Many states (maybe a majority) plus the federal government do not recognize a doctor-patient privilege. Doctors have ethical and, in many cases, legal obligations to keep patient information confidential, but if a court orders them to disclose (such as by warrant or subpoena), they must disclose. In other states, there’s a recognized privilege. In those states, the court cannot force disclosure of privileged material. So in the show you mention, there was presumably no recognized privilege. Otherwise, no warrant could breech it.

So, as to the privileges you mention. There is the Attorney-Client Privilege. That’s not the same as an attorney’s confidentiality obligations – it’s narrower. For instance, a court could order me to disclose the identity of my clients, because that isn’t typically privileged material. But if my client wants to remain unidentitified, I’m obligated to keep that secret unless a court orders me not to. There’s also a separate Attorney Work Product privilege that protects the other side from getting my notes and prep materials.

As noted above, the doctor-patient privilege doesn’t exist everywhere. However, the federal government and most states do recognize a psychotherapist-patient privilege.

Most jurisdictions do recognize the priest-penitent privilege and (I think) the two spousal privileges. There’s also the 5th Amendment privilege against self-incrimination. Am i missing any others? Can’t think of any off the top of my head.

An important additional question which leads to some of your confusion is who holds the privilege. The attorney-client privilege gives the attorney the power to remain silent, sure, but it’s also a restriction on the attorney. The client holds the privilege, and the attorney may not disclose privileged information if the client doesn’t let him – even if the lawyer wants to. Same thing with psychotherapists, clergy and, in the jurisdictions that recognize a doctor-patient privilege, doctors. Therefore, if you’ve described the situation correctly, and if the law in that jurisdiction is typical, then the police should not have been able to use the priest’s information from the confessional. They could use the information about the lawyer’s client’s location, because that isn’t privileged information – it’s not a communication made to seek legal advice, it’s just some secret the lawyer knows about her client.

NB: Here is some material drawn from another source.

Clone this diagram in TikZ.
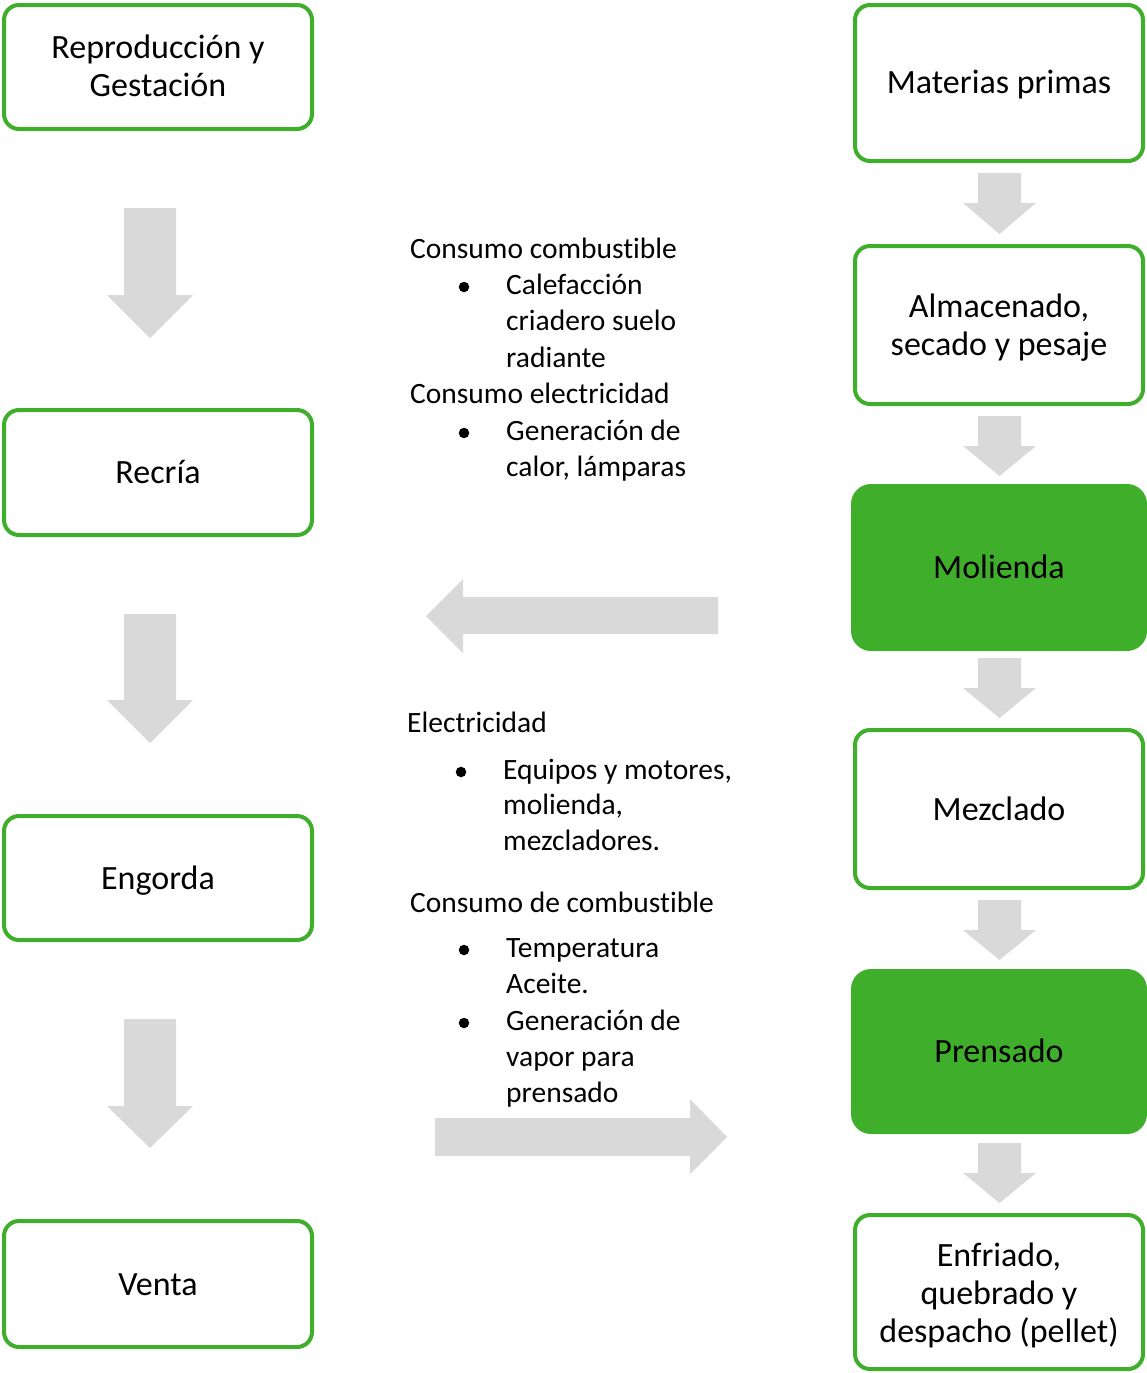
\documentclass[tikz,border=0pt]{standalone}
\usepackage{fontspec}
\setmainfont[Ligatures=NoCommon]{Carlito}
\definecolor{boxgreen}{RGB}{63,174,42}
\definecolor{arrgray}{RGB}{217,217,217}
\begin{document}
\begin{tikzpicture}[x=1pt,y=-1pt,
  obox/.style={draw=boxgreen, line width=4pt, rounded corners=15pt, fill=white,
    inner sep=0pt},
  fbox/.style={fill=boxgreen, rounded corners=20pt, inner sep=0pt},
  btxt/.style={inner sep=0pt, align=center, font=\fontsize{34}{38}\selectfont},
  lt/.style={anchor=base west, inner sep=0pt, font=\fontsize{29.5}{36}\selectfont},
  blk/.style={fill=arrgray, draw=none},
  bul/.style={fill=black, circle, inner sep=0pt, minimum size=10.5pt}]
\useasboundingbox (0,0) rectangle (1147,1373);

% left column
\node[obox, minimum width=308pt, minimum height=124pt] (repro) at (158,67) {};
\node[btxt] (repro-t) at ([yshift=1pt]repro.center) {Reproducción y\\Gestación};
\node[obox, minimum width=308pt, minimum height=125pt] (recria) at (158,472.5) {};
\node[btxt] (recria-t) at (recria.center) {Recría};
\node[obox, minimum width=308pt, minimum height=124pt] (engorda) at (158,878) {};
\node[btxt] (engorda-t) at ([yshift=-3pt]engorda.center) {Engorda};
\node[obox, minimum width=308pt, minimum height=126pt] (venta) at (158,1284) {};
\node[btxt] (venta-t) at ([yshift=-1pt]venta.center) {Venta};

% right column
\node[obox, minimum width=288pt, minimum height=156pt] (materias) at (999,83) {};
\node[btxt] (materias-t) at ([yshift=-2pt]materias.center) {Materias primas};
\node[obox, minimum width=288pt, minimum height=158pt] (almac) at (999,325) {};
\node[btxt] (almac-t) at ([yshift=-2.5pt]almac.center) {Almacenado,\\secado y pesaje};
\node[fbox, minimum width=296pt, minimum height=167pt] (molienda) at (999,567.5) {};
\node[btxt] (molienda-t) at ([yshift=1pt]molienda.center) {Molienda};
\node[obox, minimum width=288pt, minimum height=158pt] (mezclado) at (999,809) {};
\node[btxt] (mezclado-t) at ([yshift=0.5pt]mezclado.center) {Mezclado};
\node[fbox, minimum width=296pt, minimum height=165pt] (prensado) at (999,1051.5) {};
\node[btxt] (prensado-t) at ([yshift=0.5pt]prensado.center) {Prensado};
\node[obox, minimum width=288pt, minimum height=154pt] (enfriado) at (999,1292) {};
\node[btxt] (enfriado-t) at ([yshift=-3.5pt]enfriado.center) {Enfriado,\\quebrado y\\despacho (pellet)};

% left big down arrows
\foreach \t/\h/\p in {208/295/338, 614/700/743, 1019/1106/1148}{
  \fill[blk] (124,\t) -- (176,\t) -- (176,\h) -- (193,\h) -- (150,\p) -- (107,\h) -- (124,\h) -- cycle;
}
% right small down arrows
\foreach \t/\h/\p in {173/203/234, 416/446/476, 658/688/718, 900/930/960, 1143/1173/1203}{
  \fill[blk] (978,\t) -- (1021,\t) -- (1021,\h) -- (1036,\h) -- (999.5,\p) -- (963,\h) -- (978,\h) -- cycle;
}
% horizontal arrows
\fill[blk] (718,597) -- (463,597) -- (463,579) -- (426,616) -- (463,653) -- (463,634) -- (718,634) -- cycle;
\fill[blk] (435,1118) -- (690,1118) -- (690,1099) -- (727,1137) -- (690,1174) -- (690,1156) -- (435,1156) -- cycle;

% text block 1
\node[lt] (t1a) at (410,258) {Consumo combustible};
\node[bul] (b1a) at (464,287) {};
\node[lt] (t1b) at (506,294) {Calefacción};
\node[lt] (t1c) at (506,330) {criadero suelo};
\node[lt] (t1d) at (506,367) {radiante};
\node[lt] (t1e) at (410,403) {Consumo electricidad};
\node[bul] (b1b) at (464,433) {};
\node[lt] (t1f) at (506,440) {Generación de};
\node[lt] (t1g) at (506,476) {calor, lámparas};

% text block 2
\node[lt] (t2a) at (407,732) {Electricidad};
\node[bul] (b2a) at (461,772) {};
\node[lt] (t2b) at (503,779) {Equipos y motores,};
\node[lt] (t2c) at (503,814) {molienda,};
\node[lt] (t2d) at (503,850) {mezcladores.};

% text block 3
\node[lt] (t3a) at (410,912) {Consumo de combustible};
\node[bul] (b3a) at (464,950) {};
\node[lt] (t3b) at (506,957) {Temperatura};
\node[lt] (t3c) at (506,993) {Aceite.};
\node[bul] (b3b) at (464,1023) {};
\node[lt] (t3d) at (506,1030) {Generación de};
\node[lt] (t3e) at (506,1066) {vapor para};
\node[lt] (t3f) at (506,1102) {prensado};
\end{tikzpicture}
\end{document}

She has an ethical obligation to keep that secret, and maybe someday her client could sue her for its disclosure (but there are many exceptions), but it’s not privileged.

The spousal privilege(s) is/are weird. For one thing, they existed at common law very differently than they do know. Also, they are quite variable over jurisdictions. There is a way in which commentators largely agree they should be read, but they don’t always act like this in practice.

The first spousal privilege is the spousal testimonial privilege. Courts can’t make people testify against their spouses. If they want to testify against their spouses, they can (but see below), but it’s up to them. This is like the 5th Amendment privilege against self-incrimination, which allows you to refuse to testify in a criminal case. it’s unlike the situation with everybody else, which requires that if a court tells you to testify, you must tell the truth, the whole truth, and nothing but the truth, even if you’d rather not.

There is also the spousal communications privilege. This is very like the Attorney-Client privilege. If a person tells his spouse something in confidence, the spouse is not permitted to disclose it anymore than a lawyer would be. And neither can a court compel the listenting spouse to testify. This privilege outlasts the marriage, so if you get divorced, tings you told your spouse in confidence while s/he was your spouse are protected, and s/he may not disclose them without your permission.

That’s what was going on in the example in the OP. The woman could have refused to testify about her husband, but it was up to her. She chose to testify, and that’s fine. BUT, she may not testify to confidential communications between them, because he (presumably) hasn’t given her permission. She’s allowed to testify about things he did but not things he said.